>>>
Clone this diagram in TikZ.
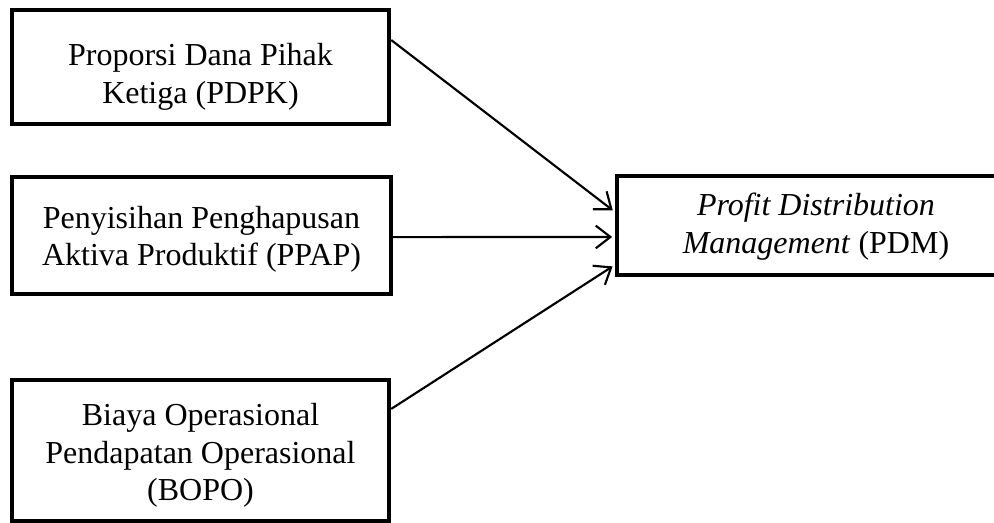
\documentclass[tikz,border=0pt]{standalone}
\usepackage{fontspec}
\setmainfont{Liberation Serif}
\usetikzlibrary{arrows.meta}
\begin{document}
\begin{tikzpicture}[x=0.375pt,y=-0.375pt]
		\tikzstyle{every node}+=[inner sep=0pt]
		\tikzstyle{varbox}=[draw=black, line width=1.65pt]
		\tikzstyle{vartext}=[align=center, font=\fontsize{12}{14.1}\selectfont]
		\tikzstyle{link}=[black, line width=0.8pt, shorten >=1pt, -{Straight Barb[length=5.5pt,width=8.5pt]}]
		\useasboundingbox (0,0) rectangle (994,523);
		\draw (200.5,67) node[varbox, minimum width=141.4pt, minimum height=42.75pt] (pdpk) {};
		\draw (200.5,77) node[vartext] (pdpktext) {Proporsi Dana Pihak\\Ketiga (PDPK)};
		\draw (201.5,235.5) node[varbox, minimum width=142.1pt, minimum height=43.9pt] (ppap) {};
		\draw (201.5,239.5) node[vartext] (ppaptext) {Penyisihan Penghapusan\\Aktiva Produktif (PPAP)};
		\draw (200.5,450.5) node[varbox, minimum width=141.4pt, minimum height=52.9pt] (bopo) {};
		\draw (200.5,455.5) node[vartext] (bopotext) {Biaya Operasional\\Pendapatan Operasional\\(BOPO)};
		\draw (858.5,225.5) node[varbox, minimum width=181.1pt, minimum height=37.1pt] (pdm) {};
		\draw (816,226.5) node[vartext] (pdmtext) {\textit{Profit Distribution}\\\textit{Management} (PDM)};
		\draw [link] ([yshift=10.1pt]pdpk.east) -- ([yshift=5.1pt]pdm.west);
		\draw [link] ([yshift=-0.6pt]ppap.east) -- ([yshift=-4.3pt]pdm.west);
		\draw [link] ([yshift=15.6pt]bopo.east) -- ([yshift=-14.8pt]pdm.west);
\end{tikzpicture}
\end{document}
<<<
● **DIRECTIONS**
What is needed is an exact reproduction of the data, pictures excluded.

● **RESPONSE FOR THIS EXERCISE**
Clone this diagram in TikZ.
\documentclass[tikz,border=0pt]{standalone}
\usepackage{fontspec}
\setmainfont{Liberation Serif}
\usetikzlibrary{arrows.meta}
\begin{document}
\begin{tikzpicture}[x=0.375pt,y=-0.375pt]
		\tikzstyle{every node}+=[inner sep=0pt]
		\tikzstyle{varbox}=[draw=black, line width=1.65pt]
		\tikzstyle{vartext}=[align=center, font=\fontsize{12}{14.1}\selectfont]
		\tikzstyle{link}=[black, line width=0.8pt, shorten >=1pt, -{Straight Barb[length=5.5pt,width=8.5pt]}]
		\useasboundingbox (0,0) rectangle (994,523);
		\draw (200.5,67) node[varbox, minimum width=141.4pt, minimum height=42.75pt] (pdpk) {};
		\draw (200.5,77) node[vartext] (pdpktext) {Proporsi Dana Pihak\\Ketiga (PDPK)};
		\draw (201.5,235.5) node[varbox, minimum width=142.1pt, minimum height=43.9pt] (ppap) {};
		\draw (201.5,239.5) node[vartext] (ppaptext) {Penyisihan Penghapusan\\Aktiva Produktif (PPAP)};
		\draw (200.5,450.5) node[varbox, minimum width=141.4pt, minimum height=52.9pt] (bopo) {};
		\draw (200.5,455.5) node[vartext] (bopotext) {Biaya Operasional\\Pendapatan Operasional\\(BOPO)};
		\draw (858.5,225.5) node[varbox, minimum width=181.1pt, minimum height=37.1pt] (pdm) {};
		\draw (816,226.5) node[vartext] (pdmtext) {\textit{Profit Distribution}\\\textit{Management} (PDM)};
		\draw [link] ([yshift=10.1pt]pdpk.east) -- ([yshift=5.1pt]pdm.west);
		\draw [link] ([yshift=-0.6pt]ppap.east) -- ([yshift=-4.3pt]pdm.west);
		\draw [link] ([yshift=15.6pt]bopo.east) -- ([yshift=-14.8pt]pdm.west);
\end{tikzpicture}
\end{document}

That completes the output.